**EXERCISE INSTRUCTIONS:** Transcribe the data in full and exactly, omitting any pictures.

**DATA SHOWN:**
______
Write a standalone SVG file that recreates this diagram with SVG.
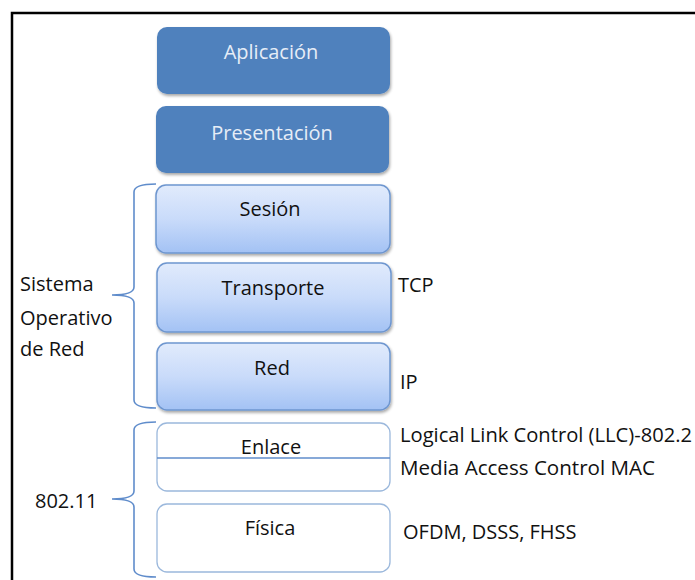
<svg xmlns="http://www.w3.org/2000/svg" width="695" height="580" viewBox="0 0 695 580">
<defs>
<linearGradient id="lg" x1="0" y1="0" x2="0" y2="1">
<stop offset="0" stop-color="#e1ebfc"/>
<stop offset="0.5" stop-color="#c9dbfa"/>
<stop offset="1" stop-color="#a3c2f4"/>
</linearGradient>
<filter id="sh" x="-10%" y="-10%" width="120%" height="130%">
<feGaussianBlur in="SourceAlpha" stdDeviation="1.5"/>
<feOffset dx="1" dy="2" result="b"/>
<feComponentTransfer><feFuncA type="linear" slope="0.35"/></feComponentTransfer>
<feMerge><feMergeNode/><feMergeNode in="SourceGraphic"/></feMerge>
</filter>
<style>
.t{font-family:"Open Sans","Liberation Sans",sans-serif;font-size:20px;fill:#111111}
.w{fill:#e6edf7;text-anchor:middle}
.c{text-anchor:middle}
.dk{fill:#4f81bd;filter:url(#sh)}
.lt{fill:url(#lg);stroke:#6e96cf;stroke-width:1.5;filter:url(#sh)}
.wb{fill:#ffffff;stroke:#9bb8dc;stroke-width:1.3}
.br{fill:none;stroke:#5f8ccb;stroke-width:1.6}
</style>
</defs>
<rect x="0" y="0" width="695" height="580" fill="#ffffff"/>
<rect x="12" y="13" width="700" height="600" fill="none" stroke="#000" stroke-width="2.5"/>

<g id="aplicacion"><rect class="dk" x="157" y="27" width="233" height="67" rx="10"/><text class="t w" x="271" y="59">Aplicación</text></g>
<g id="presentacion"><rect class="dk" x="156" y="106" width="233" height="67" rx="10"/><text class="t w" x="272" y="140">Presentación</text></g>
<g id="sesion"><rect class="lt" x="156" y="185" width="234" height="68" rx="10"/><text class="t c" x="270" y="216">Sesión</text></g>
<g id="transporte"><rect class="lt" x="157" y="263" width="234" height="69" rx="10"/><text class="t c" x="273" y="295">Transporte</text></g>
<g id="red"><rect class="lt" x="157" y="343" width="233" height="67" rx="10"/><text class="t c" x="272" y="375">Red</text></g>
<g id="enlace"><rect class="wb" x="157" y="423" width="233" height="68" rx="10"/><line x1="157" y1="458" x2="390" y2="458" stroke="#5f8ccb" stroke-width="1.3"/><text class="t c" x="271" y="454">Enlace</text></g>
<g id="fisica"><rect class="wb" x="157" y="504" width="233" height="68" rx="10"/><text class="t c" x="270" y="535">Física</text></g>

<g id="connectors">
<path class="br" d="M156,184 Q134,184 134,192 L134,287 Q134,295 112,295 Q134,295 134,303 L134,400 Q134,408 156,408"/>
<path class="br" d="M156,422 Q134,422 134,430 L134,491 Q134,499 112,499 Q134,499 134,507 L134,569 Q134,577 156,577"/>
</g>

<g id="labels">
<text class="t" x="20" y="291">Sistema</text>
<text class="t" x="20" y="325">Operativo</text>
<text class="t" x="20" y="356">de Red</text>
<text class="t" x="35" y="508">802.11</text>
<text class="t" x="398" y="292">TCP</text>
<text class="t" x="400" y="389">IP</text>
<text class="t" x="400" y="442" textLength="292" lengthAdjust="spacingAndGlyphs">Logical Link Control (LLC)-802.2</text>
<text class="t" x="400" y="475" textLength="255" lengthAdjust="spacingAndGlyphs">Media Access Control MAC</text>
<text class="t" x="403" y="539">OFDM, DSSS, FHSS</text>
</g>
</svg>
______
**TASK SOLUTION:**
Write a standalone SVG file that recreates this diagram with SVG.
<svg xmlns="http://www.w3.org/2000/svg" width="695" height="580" viewBox="0 0 695 580">
<defs>
<linearGradient id="lg" x1="0" y1="0" x2="0" y2="1">
<stop offset="0" stop-color="#e1ebfc"/>
<stop offset="0.5" stop-color="#c9dbfa"/>
<stop offset="1" stop-color="#a3c2f4"/>
</linearGradient>
<filter id="sh" x="-10%" y="-10%" width="120%" height="130%">
<feGaussianBlur in="SourceAlpha" stdDeviation="1.5"/>
<feOffset dx="1" dy="2" result="b"/>
<feComponentTransfer><feFuncA type="linear" slope="0.35"/></feComponentTransfer>
<feMerge><feMergeNode/><feMergeNode in="SourceGraphic"/></feMerge>
</filter>
<style>
.t{font-family:"Open Sans","Liberation Sans",sans-serif;font-size:20px;fill:#111111}
.w{fill:#e6edf7;text-anchor:middle}
.c{text-anchor:middle}
.dk{fill:#4f81bd;filter:url(#sh)}
.lt{fill:url(#lg);stroke:#6e96cf;stroke-width:1.5;filter:url(#sh)}
.wb{fill:#ffffff;stroke:#9bb8dc;stroke-width:1.3}
.br{fill:none;stroke:#5f8ccb;stroke-width:1.6}
</style>
</defs>
<rect x="0" y="0" width="695" height="580" fill="#ffffff"/>
<rect x="12" y="13" width="700" height="600" fill="none" stroke="#000" stroke-width="2.5"/>

<g id="aplicacion"><rect class="dk" x="157" y="27" width="233" height="67" rx="10"/><text class="t w" x="271" y="59">Aplicación</text></g>
<g id="presentacion"><rect class="dk" x="156" y="106" width="233" height="67" rx="10"/><text class="t w" x="272" y="140">Presentación</text></g>
<g id="sesion"><rect class="lt" x="156" y="185" width="234" height="68" rx="10"/><text class="t c" x="270" y="216">Sesión</text></g>
<g id="transporte"><rect class="lt" x="157" y="263" width="234" height="69" rx="10"/><text class="t c" x="273" y="295">Transporte</text></g>
<g id="red"><rect class="lt" x="157" y="343" width="233" height="67" rx="10"/><text class="t c" x="272" y="375">Red</text></g>
<g id="enlace"><rect class="wb" x="157" y="423" width="233" height="68" rx="10"/><line x1="157" y1="458" x2="390" y2="458" stroke="#5f8ccb" stroke-width="1.3"/><text class="t c" x="271" y="454">Enlace</text></g>
<g id="fisica"><rect class="wb" x="157" y="504" width="233" height="68" rx="10"/><text class="t c" x="270" y="535">Física</text></g>

<g id="connectors">
<path class="br" d="M156,184 Q134,184 134,192 L134,287 Q134,295 112,295 Q134,295 134,303 L134,400 Q134,408 156,408"/>
<path class="br" d="M156,422 Q134,422 134,430 L134,491 Q134,499 112,499 Q134,499 134,507 L134,569 Q134,577 156,577"/>
</g>

<g id="labels">
<text class="t" x="20" y="291">Sistema</text>
<text class="t" x="20" y="325">Operativo</text>
<text class="t" x="20" y="356">de Red</text>
<text class="t" x="35" y="508">802.11</text>
<text class="t" x="398" y="292">TCP</text>
<text class="t" x="400" y="389">IP</text>
<text class="t" x="400" y="442" textLength="292" lengthAdjust="spacingAndGlyphs">Logical Link Control (LLC)-802.2</text>
<text class="t" x="400" y="475" textLength="255" lengthAdjust="spacingAndGlyphs">Media Access Control MAC</text>
<text class="t" x="403" y="539">OFDM, DSSS, FHSS</text>
</g>
</svg>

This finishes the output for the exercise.